Focus Media Holding Ltd, one of several Chinese firms that delisted in the United States after short-seller attacks, is set to go public again via a reverse takeover in Shenzhen that values it at more than $7 billion, filings showed.
The planned backdoor listing represents a doubling in value for the display advertising company since it was taken private in 2013 for $3.7 billion by a Carlyle Group-led consortium in China's biggest-ever leveraged buyout.
It also sets a precedent for Chinese firms listed abroad but which are keen to come back home, attracted by a long and sharp rally for mainland stock markets that has seen them more than double in value over the past year.
Filings by the acquiring company, Jiangsu Hongda New Material Co Ltd, showed its board had approved a major asset restructuring that involves buying Focus Media through a mix of cash, new shares and an asset swap for 45.7 billion yuan ($7.4 billion).
Reverse takeovers generally undergo less scrutiny than initial public offerings but the plan will require approval from the China Securities Regulatory Commission and other regulators.
Trade in shares of Jiangsu Hongda, which makes silicone rubber used in baby bottles and swim caps, has been halted since December, when it unveiled plans for a restructuring that did not mention Focus Media.

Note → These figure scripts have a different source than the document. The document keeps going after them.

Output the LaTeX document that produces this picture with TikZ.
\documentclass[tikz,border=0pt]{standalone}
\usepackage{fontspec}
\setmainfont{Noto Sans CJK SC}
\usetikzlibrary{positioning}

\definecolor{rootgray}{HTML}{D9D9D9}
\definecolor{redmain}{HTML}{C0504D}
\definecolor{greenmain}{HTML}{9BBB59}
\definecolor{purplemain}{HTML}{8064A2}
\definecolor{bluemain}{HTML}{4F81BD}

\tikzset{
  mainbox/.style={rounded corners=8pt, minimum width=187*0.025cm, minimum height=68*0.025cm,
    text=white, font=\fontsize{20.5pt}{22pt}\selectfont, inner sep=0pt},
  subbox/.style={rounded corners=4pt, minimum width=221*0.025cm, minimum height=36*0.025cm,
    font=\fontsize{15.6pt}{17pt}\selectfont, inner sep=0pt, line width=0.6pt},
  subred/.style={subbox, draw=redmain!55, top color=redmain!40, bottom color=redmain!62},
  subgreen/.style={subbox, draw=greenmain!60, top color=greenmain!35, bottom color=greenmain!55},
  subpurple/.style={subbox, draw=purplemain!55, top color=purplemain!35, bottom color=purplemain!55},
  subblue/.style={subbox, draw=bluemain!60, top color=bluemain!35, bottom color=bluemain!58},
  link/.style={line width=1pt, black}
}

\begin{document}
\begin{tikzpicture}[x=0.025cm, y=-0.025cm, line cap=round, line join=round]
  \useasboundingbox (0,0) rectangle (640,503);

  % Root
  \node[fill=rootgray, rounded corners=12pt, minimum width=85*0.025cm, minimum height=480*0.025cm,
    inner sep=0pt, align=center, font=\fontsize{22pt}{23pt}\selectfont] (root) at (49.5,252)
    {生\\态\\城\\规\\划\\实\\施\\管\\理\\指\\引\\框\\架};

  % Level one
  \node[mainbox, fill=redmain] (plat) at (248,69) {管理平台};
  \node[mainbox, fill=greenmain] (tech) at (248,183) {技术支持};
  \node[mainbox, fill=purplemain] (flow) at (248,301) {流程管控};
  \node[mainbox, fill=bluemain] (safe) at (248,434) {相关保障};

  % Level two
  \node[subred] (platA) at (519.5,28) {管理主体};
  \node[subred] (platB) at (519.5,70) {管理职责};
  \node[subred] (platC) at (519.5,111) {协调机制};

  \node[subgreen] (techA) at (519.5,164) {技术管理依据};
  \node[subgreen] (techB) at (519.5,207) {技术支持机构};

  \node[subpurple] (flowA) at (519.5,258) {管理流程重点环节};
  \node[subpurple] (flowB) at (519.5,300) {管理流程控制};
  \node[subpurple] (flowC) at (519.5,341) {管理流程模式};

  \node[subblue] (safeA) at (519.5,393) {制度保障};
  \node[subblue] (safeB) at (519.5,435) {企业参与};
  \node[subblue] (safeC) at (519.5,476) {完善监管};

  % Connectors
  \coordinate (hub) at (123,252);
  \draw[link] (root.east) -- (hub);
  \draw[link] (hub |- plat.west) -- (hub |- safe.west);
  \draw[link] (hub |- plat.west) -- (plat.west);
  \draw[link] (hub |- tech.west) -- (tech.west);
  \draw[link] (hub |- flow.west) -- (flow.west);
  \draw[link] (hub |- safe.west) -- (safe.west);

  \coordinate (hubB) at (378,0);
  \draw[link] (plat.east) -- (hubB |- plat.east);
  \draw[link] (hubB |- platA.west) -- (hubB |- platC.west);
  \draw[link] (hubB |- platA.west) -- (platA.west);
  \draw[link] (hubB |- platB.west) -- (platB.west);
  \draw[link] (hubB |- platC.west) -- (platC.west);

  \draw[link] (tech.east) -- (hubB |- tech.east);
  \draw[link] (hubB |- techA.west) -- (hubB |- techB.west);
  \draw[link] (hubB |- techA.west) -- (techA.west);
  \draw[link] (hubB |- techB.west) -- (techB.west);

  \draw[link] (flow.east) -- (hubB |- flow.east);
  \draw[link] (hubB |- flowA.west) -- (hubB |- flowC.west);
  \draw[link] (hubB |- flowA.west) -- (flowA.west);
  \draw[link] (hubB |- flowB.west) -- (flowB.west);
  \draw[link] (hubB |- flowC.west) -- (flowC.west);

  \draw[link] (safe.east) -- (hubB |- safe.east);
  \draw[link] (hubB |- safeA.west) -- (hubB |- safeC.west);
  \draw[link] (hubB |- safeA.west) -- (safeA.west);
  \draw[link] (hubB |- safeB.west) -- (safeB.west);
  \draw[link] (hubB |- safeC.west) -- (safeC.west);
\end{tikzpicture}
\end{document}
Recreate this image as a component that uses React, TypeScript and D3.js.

Focus Media, which had been listed on the Nasdaq, was one of the highest profile Chinese firms targeted by short-seller Muddy Waters which accused it of overstating the number of screens in its LCD advertising network by about 50 percent. Focus Media has denied the allegations.
It operates flat-panel display screens in commercial buildings and also has screens in elevators, supermarkets and convenience stores.
Other investors in the consortium that took Focus Media private included FountainVest Partners, CITIC Capital Partners, China Everbright and Fosun International Ltd.
Hongda New Material said it will fund part of the acquisition through a private placement worth up to 5 billion yuan.
Huatai United Securities and Southwest Securities were hired as independent financial advisers for the deal.